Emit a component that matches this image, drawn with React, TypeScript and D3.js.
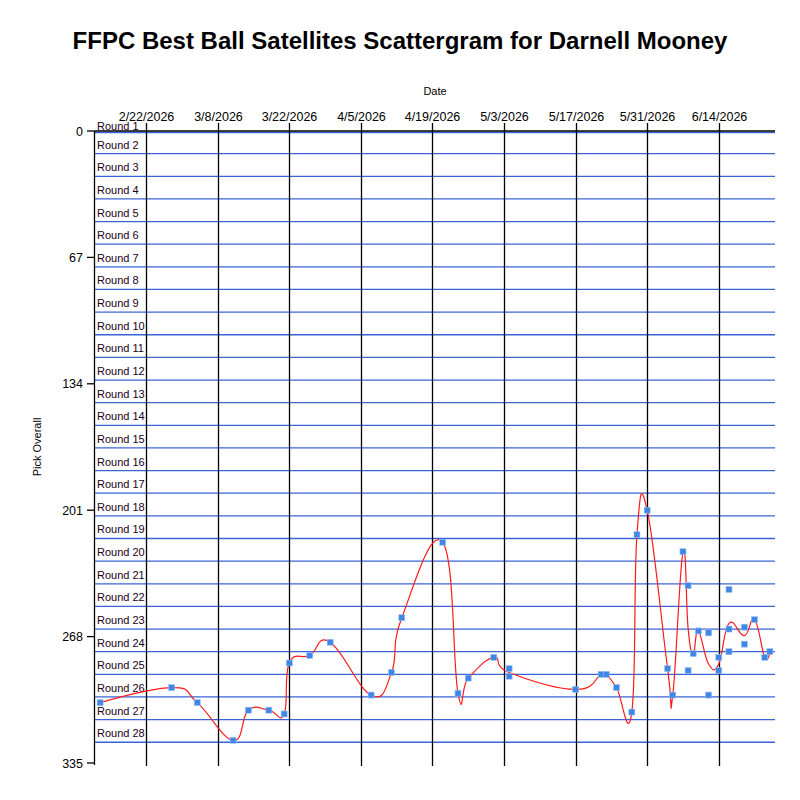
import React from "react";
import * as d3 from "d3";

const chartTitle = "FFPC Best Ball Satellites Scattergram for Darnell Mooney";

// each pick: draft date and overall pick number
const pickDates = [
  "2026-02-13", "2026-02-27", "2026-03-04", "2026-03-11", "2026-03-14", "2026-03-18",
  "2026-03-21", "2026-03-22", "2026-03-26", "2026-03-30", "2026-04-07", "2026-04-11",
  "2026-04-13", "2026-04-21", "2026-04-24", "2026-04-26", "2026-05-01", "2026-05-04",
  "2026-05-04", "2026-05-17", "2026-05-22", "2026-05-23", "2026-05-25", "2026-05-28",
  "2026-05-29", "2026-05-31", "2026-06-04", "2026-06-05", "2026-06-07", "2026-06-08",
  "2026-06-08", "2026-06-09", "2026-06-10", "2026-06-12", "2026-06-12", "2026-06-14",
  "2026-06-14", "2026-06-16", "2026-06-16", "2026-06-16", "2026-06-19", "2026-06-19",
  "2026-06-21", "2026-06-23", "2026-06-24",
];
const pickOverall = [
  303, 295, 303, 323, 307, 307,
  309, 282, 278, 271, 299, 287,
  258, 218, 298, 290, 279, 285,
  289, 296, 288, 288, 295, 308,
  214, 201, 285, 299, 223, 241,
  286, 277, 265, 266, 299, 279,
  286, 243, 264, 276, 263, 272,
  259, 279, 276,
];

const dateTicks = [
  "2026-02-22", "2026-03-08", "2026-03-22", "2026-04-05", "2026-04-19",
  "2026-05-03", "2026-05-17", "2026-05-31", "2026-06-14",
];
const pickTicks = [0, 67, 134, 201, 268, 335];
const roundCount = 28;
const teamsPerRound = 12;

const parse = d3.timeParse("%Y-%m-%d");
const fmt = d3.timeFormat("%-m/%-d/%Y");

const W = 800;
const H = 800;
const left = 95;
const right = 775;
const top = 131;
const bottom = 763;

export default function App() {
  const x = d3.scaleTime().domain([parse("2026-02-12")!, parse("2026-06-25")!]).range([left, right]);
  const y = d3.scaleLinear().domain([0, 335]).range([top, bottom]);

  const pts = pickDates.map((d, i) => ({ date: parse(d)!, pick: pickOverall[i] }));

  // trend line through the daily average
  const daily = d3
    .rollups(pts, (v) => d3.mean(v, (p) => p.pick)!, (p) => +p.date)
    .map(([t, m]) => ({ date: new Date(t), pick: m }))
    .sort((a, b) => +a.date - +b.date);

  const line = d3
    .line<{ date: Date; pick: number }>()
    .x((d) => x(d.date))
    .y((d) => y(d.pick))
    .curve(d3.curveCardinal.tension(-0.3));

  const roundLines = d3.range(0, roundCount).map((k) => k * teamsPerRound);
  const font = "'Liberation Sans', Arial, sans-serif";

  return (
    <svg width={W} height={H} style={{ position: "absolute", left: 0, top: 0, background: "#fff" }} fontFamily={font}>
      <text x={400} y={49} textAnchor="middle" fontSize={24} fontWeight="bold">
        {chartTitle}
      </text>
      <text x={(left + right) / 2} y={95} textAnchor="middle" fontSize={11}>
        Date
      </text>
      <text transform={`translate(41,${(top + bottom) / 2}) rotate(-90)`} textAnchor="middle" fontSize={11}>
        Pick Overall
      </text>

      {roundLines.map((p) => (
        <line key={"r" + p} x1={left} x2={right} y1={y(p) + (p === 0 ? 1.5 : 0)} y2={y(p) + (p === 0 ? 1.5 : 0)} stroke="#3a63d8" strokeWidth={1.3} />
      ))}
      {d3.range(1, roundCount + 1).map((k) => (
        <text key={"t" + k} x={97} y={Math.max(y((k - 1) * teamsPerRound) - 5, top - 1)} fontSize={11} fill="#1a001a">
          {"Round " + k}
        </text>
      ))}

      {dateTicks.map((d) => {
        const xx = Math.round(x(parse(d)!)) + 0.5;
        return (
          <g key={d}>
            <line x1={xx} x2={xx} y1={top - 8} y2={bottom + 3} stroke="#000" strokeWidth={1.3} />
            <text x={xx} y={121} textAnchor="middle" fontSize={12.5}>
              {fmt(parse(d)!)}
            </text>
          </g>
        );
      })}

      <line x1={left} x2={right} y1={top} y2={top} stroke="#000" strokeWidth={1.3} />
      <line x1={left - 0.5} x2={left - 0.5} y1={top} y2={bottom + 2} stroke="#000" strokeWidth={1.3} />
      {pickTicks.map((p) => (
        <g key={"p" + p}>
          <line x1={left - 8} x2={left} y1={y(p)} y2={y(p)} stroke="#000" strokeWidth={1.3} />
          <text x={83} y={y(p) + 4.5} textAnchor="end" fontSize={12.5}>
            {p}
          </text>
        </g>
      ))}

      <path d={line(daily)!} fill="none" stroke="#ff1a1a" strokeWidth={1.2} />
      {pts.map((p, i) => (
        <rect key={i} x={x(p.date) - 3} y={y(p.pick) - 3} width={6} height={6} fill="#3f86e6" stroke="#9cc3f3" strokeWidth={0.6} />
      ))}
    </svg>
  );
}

Required work >>
Reproduce the material above from its first line through the line containing "Best Ball Satellites", both ends included, and skip every picture.

Full output >>
Emit a component that matches this image, drawn with React, TypeScript and D3.js.
import React from "react";
import * as d3 from "d3";

const chartTitle = "FFPC Best Ball Satellites Scattergram for Darnell Mooney";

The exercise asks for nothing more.